When will my loans be canceled under a PAYE plan?

If you continue to make payments under PAYE, any remaining balance on your loans should be canceled after 20 years of payments. However, because the PAYE plan is being eliminated by July 1, 2028, and borrowers are only eligible for PAYE if they first borrowed after October 1, 2007, very few borrowers in PAYE will have reached 20 years of qualifying payments before the PAYE plan is eliminated. 

Borrowers switching from PAYE to IBR or RAP will keep the credit toward forgiveness they have earned in PAYE, and it will count toward the 20-25 year forgiveness period in IBR and the 30-year forgiveness period in RAP. You may pay off your loans before reaching forgiveness, depending on your income and debt.

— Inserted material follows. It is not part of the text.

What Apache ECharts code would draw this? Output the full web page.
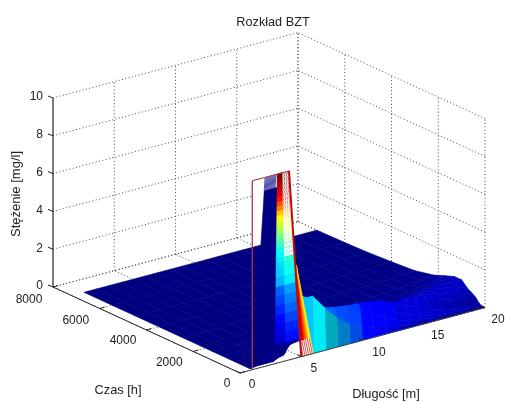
<!DOCTYPE html>
<html><head><meta charset="utf-8">
<style>html,body{margin:0;padding:0;background:#fff}#c{width:505px;height:402px}</style>
<script src="https://cdn.jsdelivr.net/npm/echarts@6/dist/echarts.min.js"></script>
</head><body><div id="c"></div>
<script>
const titleText = 'Rozkład BZT';
const xLabel = 'Długość [m]', tLabel = 'Czas [h]', zLabel = 'Stężenie [mg/l]';
const xTicks = [0,5,10,15,20];
const tTicks = [0,2000,4000,6000,8000];
const zTicks = [0,2,4,6,8,10];
const xCols = [1,2,3,4,5,6,7,8,9,10,11,12,13,14,15,16,17,18,19,20];
const tRows = [0,40,100,160,250,400,550,750,1000,1300,1700,2200,3000,4000,5000,6000,7200];
const zRows = [
[10,10,10,10,0,0,0,0,0,0,0,0,0,0,0,0,0,0,0,0],
[.5,.6,.9,1.3,3,3,2.2,1.5,1,.7,.5,.35,.2,.12,.06,.03,.01,0,0,0],
[0,.1,.1,.8,3.2,2.8,2.2,2,1.9,1.6,1.2,.8,.5,.3,.15,.08,.04,.02,.01,.01],
[0,0,0,.3,2,2.2,2.1,2,1.9,1.8,1.6,1.3,.9,.6,.35,.2,.1,.05,.03,.02],
[0,0,0,.1,1,1.4,1.6,1.7,1.8,1.8,1.7,1.6,1.2,1,.75,.45,.25,.13,.07,.1],
[0,0,0,.05,.5,.7,.9,1.1,1.3,1.4,1.5,1.4,1.25,1.2,1.1,.9,.75,.55,.4,.32],
[0,0,0,.03,.3,.4,.5,.6,.75,.85,1,1.1,1.1,1.1,1.1,1.05,.95,.8,.6,.45],
[0,0,0,.02,.2,.25,.3,.35,.45,.5,.6,.7,.8,.9,.95,1,1,.95,.85,.6],
[0,0,0,0,.1,.15,.2,.25,.3,.33,.38,.43,.5,.55,.65,.75,.85,.95,.9,.9],
[0,0,0,0,.08,.1,.13,.16,.2,.22,.25,.28,.32,.36,.42,.5,.6,.75,.85,.9],
[0,0,0,0,.05,.07,.09,.1,.12,.14,.16,.18,.2,.22,.26,.3,.38,.48,.6,.72],
[0,0,0,0,.03,.05,.06,.07,.08,.09,.1,.11,.13,.15,.17,.2,.25,.3,.38,.47],
[0,0,0,0,.02,.03,.04,.05,.05,.06,.06,.07,.08,.09,.1,.12,.14,.17,.2,.25],
[0,0,0,0,.01,.02,.02,.03,.03,.04,.04,.05,.05,.06,.06,.07,.08,.1,.12,.15],
[0,0,0,0,0,.01,.01,.01,.02,.02,.02,.03,.03,.03,.04,.04,.05,.05,.06,.07],
[0,0,0,0,0,0,0,.01,.01,.01,.01,.01,.01,.02,.02,.02,.02,.02,.03,.03],
[0,0,0,0,0,0,0,0,0,0,0,0,0,0,0,0,0,0,0,0]
];
// first-step fans of the peak (x <= 6, t ~ 0)
const fanTopX = [2.05,2.13,2.21,2.29,2.37,2.45,2.53,2.61,2.69,2.77,2.85,2.93,3.05];
const fanLowX = [1.98,2.06,2.14,2.22,2.3,2.38,2.46,2.54,2.62,2.7,2.78,2.86,3.05];
const bandZ = [10,9.75,9.5,9.25,9,8.75,8.5,8.25,8,7.75,7.5,7.25,7,6.75,6.5,6.25,6,5.75,5.5,5.25,5,4.5,4,3.5,3,2.5,2,1.5,1];
const bandC = [10,9.8,9.5,9.3,9,8.6,8,7.5,6.8,6.3,5.8,5.5,5.2,4.8,4.5,4.2,3.8,3.7,3.6,3.4,3.3,3,2.2,1.9,1.6,1.3,1,.8,.6];
const stripeX = [5,5.2,5.4,5.6,5.8,6];
const stripeC = [9.6,8.8,8,7.2,6.4,5.6];
const footX = [5.1,5.25,5.4,5.55,5.7,5.85];
// front faces next to the stripe, x = 6..9
const frontBand = [[0,235,245],[0,170,190],[0,125,200],[0,75,225]];

// orthographic projection of (x,t,z) on the page plane
function P(x,t,z){
  return [240+12.25*x-187*t/8000, 373-3.27*x-86*t/8000-18.9*z];
}
function jet(v){
  const s=Math.max(0,Math.min(1,v/10));
  const f=(a)=>Math.round(255*Math.max(0,Math.min(1,1.5-Math.abs(4*s-a))));
  return [f(3),f(2),f(1)];
}
const rgb=c=>`rgb(${c[0]},${c[1]},${c[2]})`;
const marks=[];
const line=(a,b,color,width,dash)=>marks.push({k:'l',pts:[a,b],color,width,dash});
const poly=(pts,fill,stroke,width)=>marks.push({k:'p',pts,fill,stroke:stroke||fill,width:width==null?.6:width});
const text=(p,dx,dy,s,rot,align,size)=>marks.push({k:'t',p,dx,dy,s,rot:rot||0,align:align||'center',size:size||12});

// box grid
const gridC='#4a4a4a', dash=[1,2.4];
xTicks.forEach(x=>{ if(x>0) line(P(x,8000,0),P(x,8000,10),gridC,1,dash); line(P(x,0,0),P(x,8000,0),gridC,1,dash); });
tTicks.forEach(t=>{ line(P(20,t,0),P(20,t,10),gridC,1,dash); line(P(0,t,0),P(20,t,0),gridC,1,dash); });
zTicks.forEach(z=>{ line(P(0,8000,z),P(20,8000,z),gridC,1,dash); line(P(20,0,z),P(20,8000,z),gridC,1,dash); });

// white face under the peak
poly([P(1,0,10),P(4,0,10),P(4.72,0,2.6),P(1,0,.6)],'#fff','#fff',0);

// surface, far to near
for(let j=tRows.length-2;j>=0;j--){
  for(let i=xCols.length-2;i>=0;i--){
    if(j===0&&i<4) continue;
    let cz=j<4?Math.max(zRows[j+1][i],zRows[j+2][i],zRows[j+3][i]):zRows[j+1][i];
    if(i>=9) cz*=.72;
    let c=jet(cz);
    if(j===0&&i>=5&&i<=8) c=frontBand[i-5];
    poly([P(xCols[i],tRows[j],zRows[j][i]),P(xCols[i+1],tRows[j],zRows[j][i+1]),
          P(xCols[i+1],tRows[j+1],zRows[j+1][i+1]),P(xCols[i],tRows[j+1],zRows[j+1][i])],rgb(c));
  }
}
// peak: navy part
const navy=rgb(jet(0));
poly([P(1.98,0,9.3),P(3.05,0,9.3),P(3,0,5.3),P(2.86,0,.9),P(1.14,0,.6),P(1.22,0,1.53)],navy);
fanTopX.forEach((x,i)=>line(P(x,0,10),P(fanLowX[i],0,9.3),'#2a2a90',.8));
// peak: colored bands
for(let k=0;k<bandZ.length-1;k++){
  const z0=bandZ[k],z1=bandZ[k+1];
  const lx=z=>3.05-(10-z)*.02, rx=z=>4+(10-z)/10;
  const mx=z=>lx(z)+(rx(z)-lx(z))*.42;
  poly([P(lx(z0),0,z0),P(mx(z0),0,z0),P(mx(z1),0,z1),P(lx(z1),0,z1)],rgb(jet(bandC[k])));
  const cR=rgb(jet(bandC[k]+.6));
  if(z0>5.5){
    poly([P(mx(z0),0,z0),P(rx(z0),0,z0),P(rx(z1),0,z1),P(mx(z1),0,z1)],'#fff','#fff',0);
    for(let q=0;q<4;q++){
      const a=q/4;
      const xa=mx(z0)+(rx(z0)-mx(z0))*a, xb=mx(z1)+(rx(z1)-mx(z1))*(a+.12);
      line(P(xa,0,z0),P(xb,0,z1),cR,.55);
    }
  } else {
    poly([P(mx(z0),0,z0),P(rx(z0),0,z0),P(rx(z1),0,z1),P(mx(z1),0,z1)],cR);
  }
}
// stripe descending to the floor
for(let k=0;k<stripeX.length-1;k++){
  poly([P(4.6,0,4.9),P(stripeX[k],0,0),P(stripeX[k+1],0,0)],rgb(jet(stripeC[k])));
}
// foot of the stripe
poly([P(4.95,0,.85),P(5.7,0,.85),P(5.95,0,0),P(5,0,0)],'#fff','#fff',0);
footX.forEach(x=>line(P(x-.2,0,.85),P(x+.05,0,0),'#c83030',.8));
// t=0 outline
const edge='#a83c3c';
line(P(1,0,0),P(1,0,10),edge,1.3);
line(P(1,0,10),P(4,0,10),edge,1.1);
line(P(4,0,10),P(5,0,0),'#c00a0a',2);

// axes
const ax='#222';
line(P(0,8000,0),P(0,8000,10),ax,1.2);
line(P(0,8000,0),P(0,0,0),ax,1);
line(P(0,0,0),P(20,0,0),'#444',1);
const off=(p,dx,dy)=>[p[0]+dx,p[1]+dy];
zTicks.forEach(z=>{const p=P(0,8000,z); line(p,off(p,-5,-2),ax,1); text(p,-10,-1,String(z),0,'right');});
tTicks.forEach(t=>{const p=P(0,t,0); line(p,off(p,5,-1.5),ax,1);});
xTicks.forEach(x=>{const p=P(x,0,0); line(p,off(p,-4,-2),ax,1);});
const tOff={0:[-13,11],2000:[-24,11.5],4000:[-23.5,11],6000:[-24,12.5],8000:[-24,13]};
tTicks.forEach(t=>{const o=tOff[t]; text(P(0,t,0),o[0],o[1],String(t));});
const xOff={0:[12,12],5:[12.7,12.3],10:[16.5,12.7],15:[14,12],20:[13,12.4]};
xTicks.forEach(x=>{const o=xOff[x]; text(P(x,0,0),o[0],o[1],String(x));});
text([118,390],0,0,tLabel,0,'center',12.8);
text([386,394],0,0,xLabel,0,'center',12.8);
text([16,194],0,0,zLabel,Math.PI/2,'center',13);

const option={
  animation:false,
  title:{text:titleText,left:268,top:11,textAlign:'center',
    textStyle:{fontFamily:'Liberation Sans',fontSize:12.7,fontWeight:'normal',color:'#222'}},
  grid:{left:0,right:0,top:0,bottom:0},
  xAxis:{type:'value',min:0,max:505,show:false},
  yAxis:{type:'value',min:0,max:402,inverse:true,show:false},
  series:[{
    type:'custom',coordinateSystem:'cartesian2d',clip:false,silent:true,progressive:0,
    data:marks.map((m,i)=>[i]),
    encode:{x:0},
    renderItem(params,api){
      const m=marks[params.dataIndex];
      if(m.k==='t'){
        const c=api.coord(m.p);
        return {type:'text',x:c[0]+m.dx,y:c[1]+m.dy,rotation:m.rot,
          style:{text:m.s,fill:'#222',font:m.size+'px "Liberation Sans"',align:m.align,verticalAlign:'middle'}};
      }
      const pts=m.pts.map(p=>api.coord(p));
      if(m.k==='l') return {type:'line',shape:{x1:pts[0][0],y1:pts[0][1],x2:pts[1][0],y2:pts[1][1]},
        style:{stroke:m.color,lineWidth:m.width,lineDash:m.dash||null}};
      return {type:'polygon',shape:{points:pts},style:{fill:m.fill,stroke:m.stroke,lineWidth:m.width}};
    }
  }]
};
const chart=echarts.init(document.getElementById('c'),null,{renderer:'canvas'});
chart.setOption(option);
</script></body></html>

ICR: Income-Contingent Repayment

ICR is being eliminated: The ICR plan will end by July 1, 2028. Any borrowers enrolled in this plan at that time will be transitioned to another plan (RAP or IBR). Borrowers who are currently on the ICR plan can switch to a new plan now or wait for the plan to end. Follow NCLC and studentaid.gov for more updates. 

Which loans are eligible?

All Direct Loans taken out for your own education before July 1, 2026 are eligible for ICR, unless you take out any new loans or consolidate loans on or after July 1, 2026. If you take out a new loan after July 1, 2026, you will not be eligible for ICR. 

Not eligible: Parent PLUS loans, taken out for your child’s education, are not eligible for ICR. However, if you consolidated Parent PLUS loans into a  Direct Consolidation Loan before July 1, 2026 then you can enroll them in ICR before July 1, 2028. 

FFEL loans are also not eligible for ICR.

ICR was the only IDR plan available to borrowers with Parent PLUS loans – provided that they first consolidated their loans into a Direct Consolidation Loan. While ICR is being eliminated, Parent PLUS borrowers who act fast can enroll in IBR, which often offers more affordable payments than ICR.  To enroll in IBR, Parent PLUS borrowers must have first consolidated their loans before July 1, 2026, and then enroll in an IDR plan (generally ICR) before July 1, 2028. They can then switch to the IBR plan, or will be transferred to the IBR plan on July 1, 2028.  For more help, see our page on consolidating loans.

How much are payments? 

Your monthly payment is based on your income and family size. Payments are generally set at 20% of your monthly “discretionary income” (defined for ICR as income over 100% of the poverty guideline). However, your payment may be lower based on a complicated alternative formula.  

You must recertify (update) your income and family size each year, even if your situation hasn’t changed. If you’re married and file taxes jointly, both you and your spouse’s income and student loan debt will be considered to determine your payment. If you file your taxes separately, only your information is used to determine your payment. 

When will my loans be canceled under an ICR plan?

If you continue to make payments under ICR, any remaining balance on your loans should be canceled after 25 years of payments.  

Many borrowers will not have reached 25 years before ICR ends on July 1, 2028. Borrowers switching from ICR to IBR or RAP will keep the credit toward forgiveness they have earned in ICR, and it will count toward the 20-25 year forgiveness period in IBR and the 30-year forgiveness period in RAP. You may pay off your loans before reaching forgiveness, depending on your income and debt.

Is this plan right for me?

ICR is often the most expensive IDR plan, but not always, so it can be worth checking. Use the Repayment Calculator to estimate your payments in different plans. For a long time, ICR was the only plan available for borrowers with Parent PLUS loans that were consolidated into Direct Consolidation Loans.  ICR will be eliminated for all borrowers by July 1, 2028.